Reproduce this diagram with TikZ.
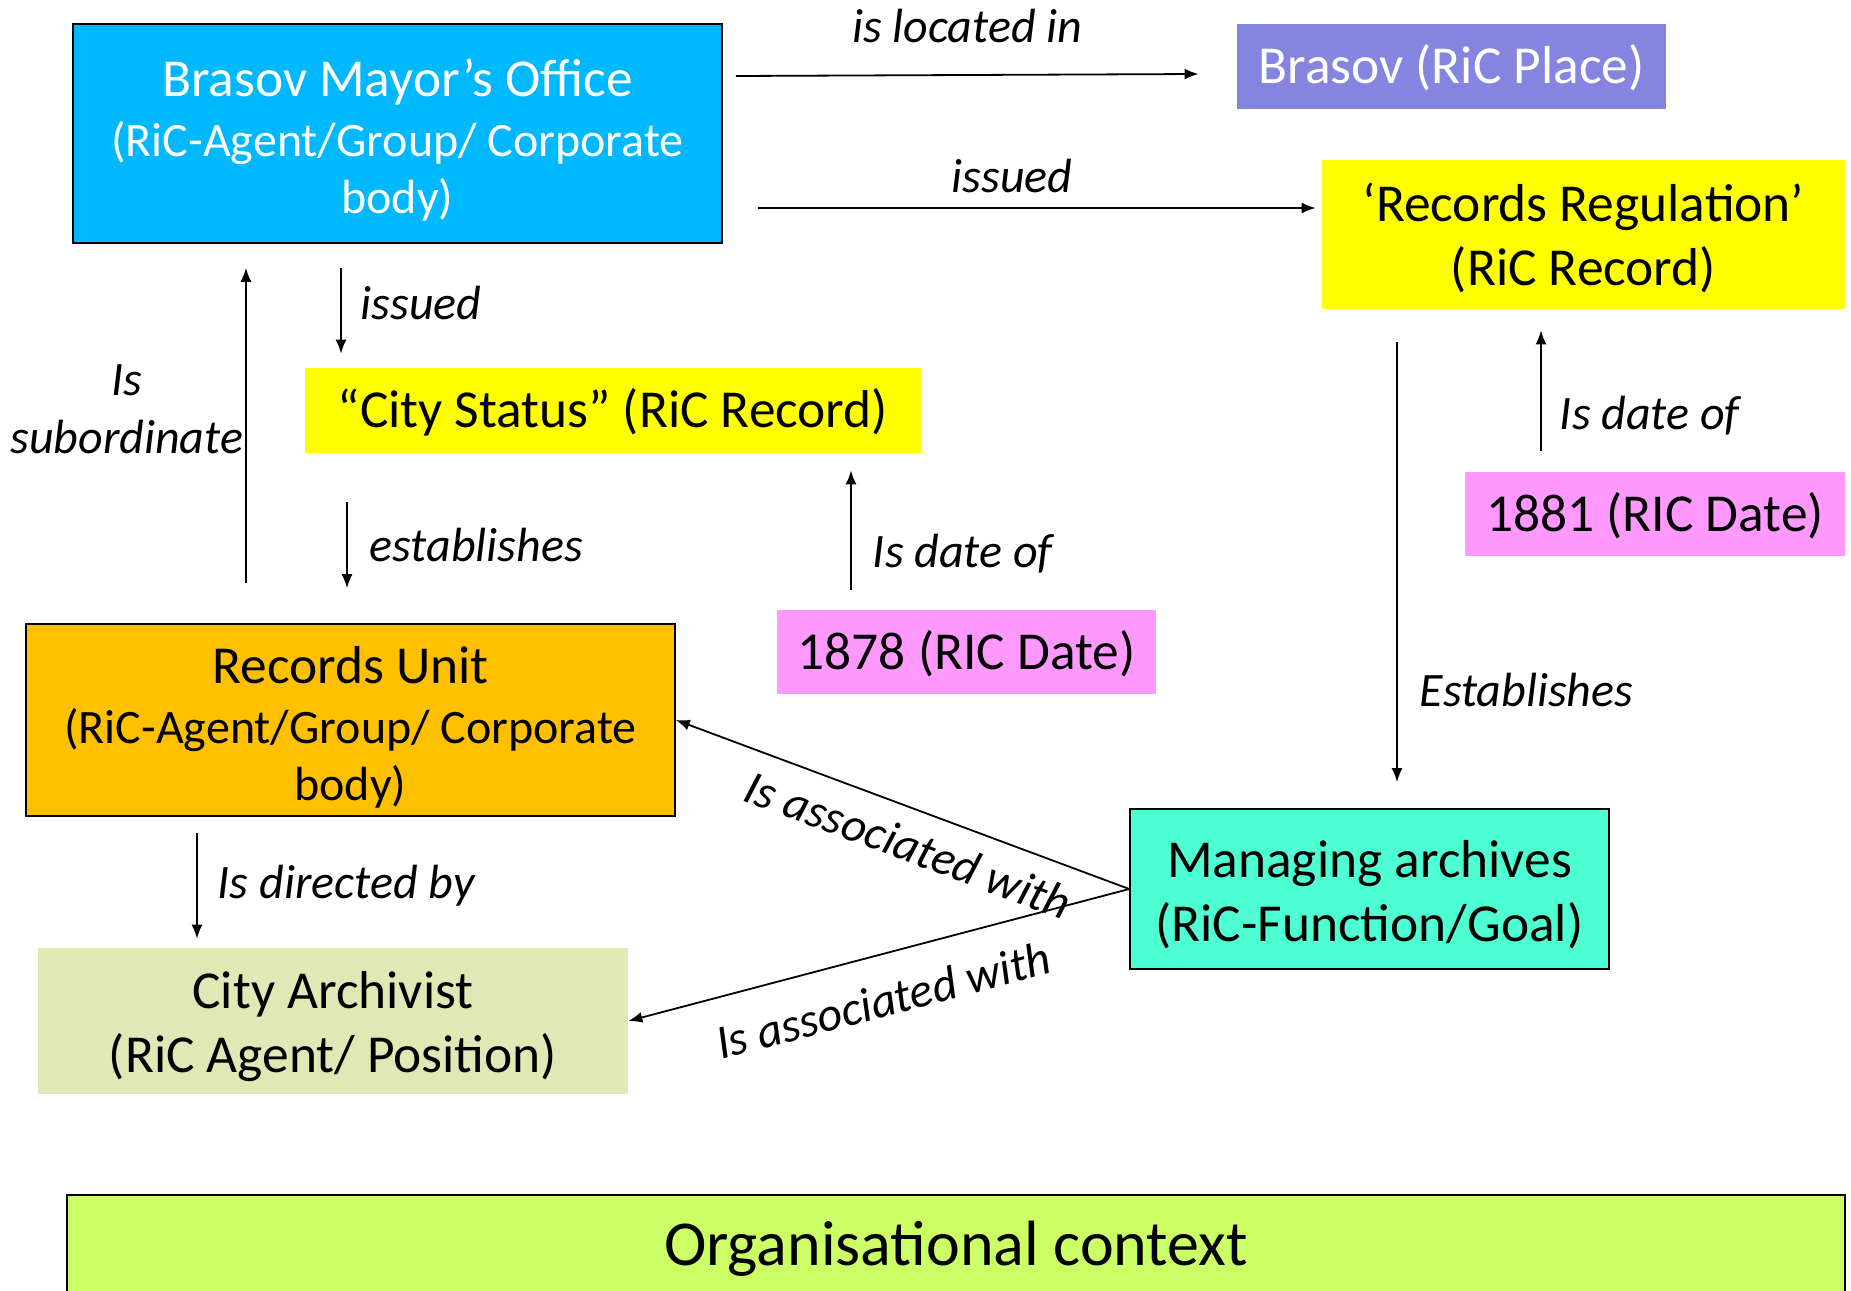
\documentclass[tikz,border=0pt]{standalone}
\usepackage{fontspec}
\setmainfont{Carlito}
\usetikzlibrary{arrows.meta}
\definecolor{mayorblue}{HTML}{00B8FF}
\definecolor{placeblue}{HTML}{8585E0}
\definecolor{recyellow}{HTML}{FFFF00}
\definecolor{datepink}{HTML}{FF99FF}
\definecolor{unitorange}{HTML}{FFC000}
\definecolor{archgreen}{HTML}{E0E8B6}
\definecolor{functeal}{HTML}{4DFFD2}
\definecolor{ctxgreen}{HTML}{CCFF66}
\newcommand{\boxstrut}[1]{\rule{0pt}{#1}}
\newcommand{\bigline}{\fontsize{26.7}{32}\selectfont}
\tikzset{lower/.style={execute at begin node={\boxstrut{#1}}}}
\begin{document}
\begin{tikzpicture}[x=0.5pt,y=-0.5pt]
  \tikzstyle{box}=[inner sep=0pt,align=center,font=\fontsize{26.7}{32}\selectfont]
  \tikzstyle{agent}=[box,font=\fontsize{24}{30}\selectfont]
  \tikzstyle{lined}=[draw=black,line width=0.8pt]
  \tikzstyle{rel}=[draw,line width=0.9pt,->,>={Latex[length=7pt,width=5.5pt]}]
  \tikzstyle{lbl}=[inner sep=0pt,font=\fontsize{24}{28}\selectfont\itshape]
  \useasboundingbox (0,0) rectangle (1851,1290);
  \clip (0,0) rectangle (1851,1290);
  \node[agent,lined,fill=mayorblue,text=white,minimum width=324.5pt,minimum height=109.5pt] (M) at (397.5,133.5) {{\bigline\boxstrut{25.5pt}Brasov Mayor’s Office}\\(RiC-Agent/Group/ Corporate\\[-1.5pt]body)};
  \node[box,lower=21pt,fill=placeblue,text=white,minimum width=214.5pt,minimum height=42.5pt] (P) at (1451.5,66.5) {Brasov (RiC Place)};
  \node[box,fill=recyellow,minimum width=261.5pt,minimum height=74.5pt] (R) at (1583.5,234.5) {\boxstrut{22.5pt}‘Records Regulation’\\(RiC Record)};
  \node[box,lower=21pt,fill=recyellow,minimum width=308pt,minimum height=42.5pt] (S) at (613,410.5) {“City Status” (RiC Record)};
  \node[box,lower=21pt,fill=datepink,minimum width=189.5pt,minimum height=42pt] (D1) at (966.5,652) {1878 (RIC Date)};
  \node[box,lower=21pt,fill=datepink,minimum width=190pt,minimum height=42pt] (D2) at (1655,514) {1881 (RIC Date)};
  \node[agent,lined,fill=unitorange,minimum width=324.5pt,minimum height=96pt] (U) at (350.5,720) {{\bigline\boxstrut{25.5pt}Records Unit}\\(RiC-Agent/Group/ Corporate\\[-1.5pt]body)};
  \node[box,fill=archgreen,minimum width=295pt,minimum height=73pt] (A) at (333,1021) {\boxstrut{24pt}City Archivist\\(RiC Agent/ Position)};
  \node[box,lined,fill=functeal,minimum width=239.5pt,minimum height=80pt] (F) at (1369.5,889) {\boxstrut{24pt}Managing archives\\(RiC-Function/Goal)};
  \node[box,lower=26pt,lined,fill=ctxgreen,minimum width=889pt,minimum height=50pt,font=\fontsize{32}{36}\selectfont] (O) at (956,1245) {Organisational context};
  \path[rel] ([xshift=6.5pt,yshift=28.75pt]M.east) -- node[lbl,midway,yshift=24.5pt]{is located in} ([xshift=-19pt,yshift=-3.75pt]P.west);
  \path[rel] ([xshift=17.5pt,yshift=-37.25pt]M.east) -- node[lbl,midway,xshift=-12.25pt,yshift=16pt]{issued} ([xshift=-3pt,yshift=13.25pt]R.west);
  \path[rel] ([xshift=-28.25pt,yshift=-12pt]M.south) -- node[lbl,midway,right=9.5pt,yshift=3.75pt]{issued} ([xshift=-136pt,yshift=7pt]S.north);
  \path[rel] ([xshift=-52.25pt,yshift=20pt]U.north) -- node[lbl,pos=0.55,left=1pt,align=center,font=\fontsize{24}{29}\selectfont\itshape]{Is\\subordinate} ([xshift=-75.75pt,yshift=-12pt]M.south);
  \path[rel] ([xshift=-133pt,yshift=-24.5pt]S.south) -- node[lbl,midway,right=11pt]{establishes} ([xshift=-1.75pt,yshift=17.5pt]U.north);
  \path[rel] ([xshift=-57.75pt,yshift=10pt]D1.north) -- node[lbl,pos=0.3,right=10.5pt]{Is date of} ([xshift=119pt,yshift=-8.5pt]S.south);
  \path[rel] ([xshift=-57pt,yshift=10.5pt]D2.north) -- node[lbl,pos=0.29,right=9pt]{Is date of} ([xshift=-21.25pt,yshift=-10.5pt]R.south);
  \path[rel] ([xshift=-93.25pt,yshift=-16.5pt]R.south) -- node[lbl,pos=0.79,right=11pt]{Establishes} ([xshift=13.75pt,yshift=13pt]F.north);
  \path[rel] ([xshift=-76.75pt,yshift=-8pt]U.south) -- node[lbl,midway,right=10pt]{Is directed by} ([xshift=-68pt,yshift=4.5pt]A.north);
  \path[rel,<-] (U.east) -- node[lbl,sloped,pos=0.54,below=9pt]{Is associated with} (F.west);
  \path[rel,<-] (A.east) -- node[lbl,sloped,pos=0.486,below=13.5pt]{Is associated with} (F.west);
\end{tikzpicture}
\end{document}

::::

• Your goal: From start to finish, output the listing exactly, but omit its pictures.

• Exercise response:
Reproduce this diagram with TikZ.
\documentclass[tikz,border=0pt]{standalone}
\usepackage{fontspec}
\setmainfont{Carlito}
\usetikzlibrary{arrows.meta}
\definecolor{mayorblue}{HTML}{00B8FF}
\definecolor{placeblue}{HTML}{8585E0}
\definecolor{recyellow}{HTML}{FFFF00}
\definecolor{datepink}{HTML}{FF99FF}
\definecolor{unitorange}{HTML}{FFC000}
\definecolor{archgreen}{HTML}{E0E8B6}
\definecolor{functeal}{HTML}{4DFFD2}
\definecolor{ctxgreen}{HTML}{CCFF66}
\newcommand{\boxstrut}[1]{\rule{0pt}{#1}}
\newcommand{\bigline}{\fontsize{26.7}{32}\selectfont}
\tikzset{lower/.style={execute at begin node={\boxstrut{#1}}}}
\begin{document}
\begin{tikzpicture}[x=0.5pt,y=-0.5pt]
  \tikzstyle{box}=[inner sep=0pt,align=center,font=\fontsize{26.7}{32}\selectfont]
  \tikzstyle{agent}=[box,font=\fontsize{24}{30}\selectfont]
  \tikzstyle{lined}=[draw=black,line width=0.8pt]
  \tikzstyle{rel}=[draw,line width=0.9pt,->,>={Latex[length=7pt,width=5.5pt]}]
  \tikzstyle{lbl}=[inner sep=0pt,font=\fontsize{24}{28}\selectfont\itshape]
  \useasboundingbox (0,0) rectangle (1851,1290);
  \clip (0,0) rectangle (1851,1290);
  \node[agent,lined,fill=mayorblue,text=white,minimum width=324.5pt,minimum height=109.5pt] (M) at (397.5,133.5) {{\bigline\boxstrut{25.5pt}Brasov Mayor’s Office}\\(RiC-Agent/Group/ Corporate\\[-1.5pt]body)};
  \node[box,lower=21pt,fill=placeblue,text=white,minimum width=214.5pt,minimum height=42.5pt] (P) at (1451.5,66.5) {Brasov (RiC Place)};
  \node[box,fill=recyellow,minimum width=261.5pt,minimum height=74.5pt] (R) at (1583.5,234.5) {\boxstrut{22.5pt}‘Records Regulation’\\(RiC Record)};
  \node[box,lower=21pt,fill=recyellow,minimum width=308pt,minimum height=42.5pt] (S) at (613,410.5) {“City Status” (RiC Record)};
  \node[box,lower=21pt,fill=datepink,minimum width=189.5pt,minimum height=42pt] (D1) at (966.5,652) {1878 (RIC Date)};
  \node[box,lower=21pt,fill=datepink,minimum width=190pt,minimum height=42pt] (D2) at (1655,514) {1881 (RIC Date)};
  \node[agent,lined,fill=unitorange,minimum width=324.5pt,minimum height=96pt] (U) at (350.5,720) {{\bigline\boxstrut{25.5pt}Records Unit}\\(RiC-Agent/Group/ Corporate\\[-1.5pt]body)};
  \node[box,fill=archgreen,minimum width=295pt,minimum height=73pt] (A) at (333,1021) {\boxstrut{24pt}City Archivist\\(RiC Agent/ Position)};
  \node[box,lined,fill=functeal,minimum width=239.5pt,minimum height=80pt] (F) at (1369.5,889) {\boxstrut{24pt}Managing archives\\(RiC-Function/Goal)};
  \node[box,lower=26pt,lined,fill=ctxgreen,minimum width=889pt,minimum height=50pt,font=\fontsize{32}{36}\selectfont] (O) at (956,1245) {Organisational context};
  \path[rel] ([xshift=6.5pt,yshift=28.75pt]M.east) -- node[lbl,midway,yshift=24.5pt]{is located in} ([xshift=-19pt,yshift=-3.75pt]P.west);
  \path[rel] ([xshift=17.5pt,yshift=-37.25pt]M.east) -- node[lbl,midway,xshift=-12.25pt,yshift=16pt]{issued} ([xshift=-3pt,yshift=13.25pt]R.west);
  \path[rel] ([xshift=-28.25pt,yshift=-12pt]M.south) -- node[lbl,midway,right=9.5pt,yshift=3.75pt]{issued} ([xshift=-136pt,yshift=7pt]S.north);
  \path[rel] ([xshift=-52.25pt,yshift=20pt]U.north) -- node[lbl,pos=0.55,left=1pt,align=center,font=\fontsize{24}{29}\selectfont\itshape]{Is\\subordinate} ([xshift=-75.75pt,yshift=-12pt]M.south);
  \path[rel] ([xshift=-133pt,yshift=-24.5pt]S.south) -- node[lbl,midway,right=11pt]{establishes} ([xshift=-1.75pt,yshift=17.5pt]U.north);
  \path[rel] ([xshift=-57.75pt,yshift=10pt]D1.north) -- node[lbl,pos=0.3,right=10.5pt]{Is date of} ([xshift=119pt,yshift=-8.5pt]S.south);
  \path[rel] ([xshift=-57pt,yshift=10.5pt]D2.north) -- node[lbl,pos=0.29,right=9pt]{Is date of} ([xshift=-21.25pt,yshift=-10.5pt]R.south);
  \path[rel] ([xshift=-93.25pt,yshift=-16.5pt]R.south) -- node[lbl,pos=0.79,right=11pt]{Establishes} ([xshift=13.75pt,yshift=13pt]F.north);
  \path[rel] ([xshift=-76.75pt,yshift=-8pt]U.south) -- node[lbl,midway,right=10pt]{Is directed by} ([xshift=-68pt,yshift=4.5pt]A.north);
  \path[rel,<-] (U.east) -- node[lbl,sloped,pos=0.54,below=9pt]{Is associated with} (F.west);
  \path[rel,<-] (A.east) -- node[lbl,sloped,pos=0.486,below=13.5pt]{Is associated with} (F.west);
\end{tikzpicture}
\end{document}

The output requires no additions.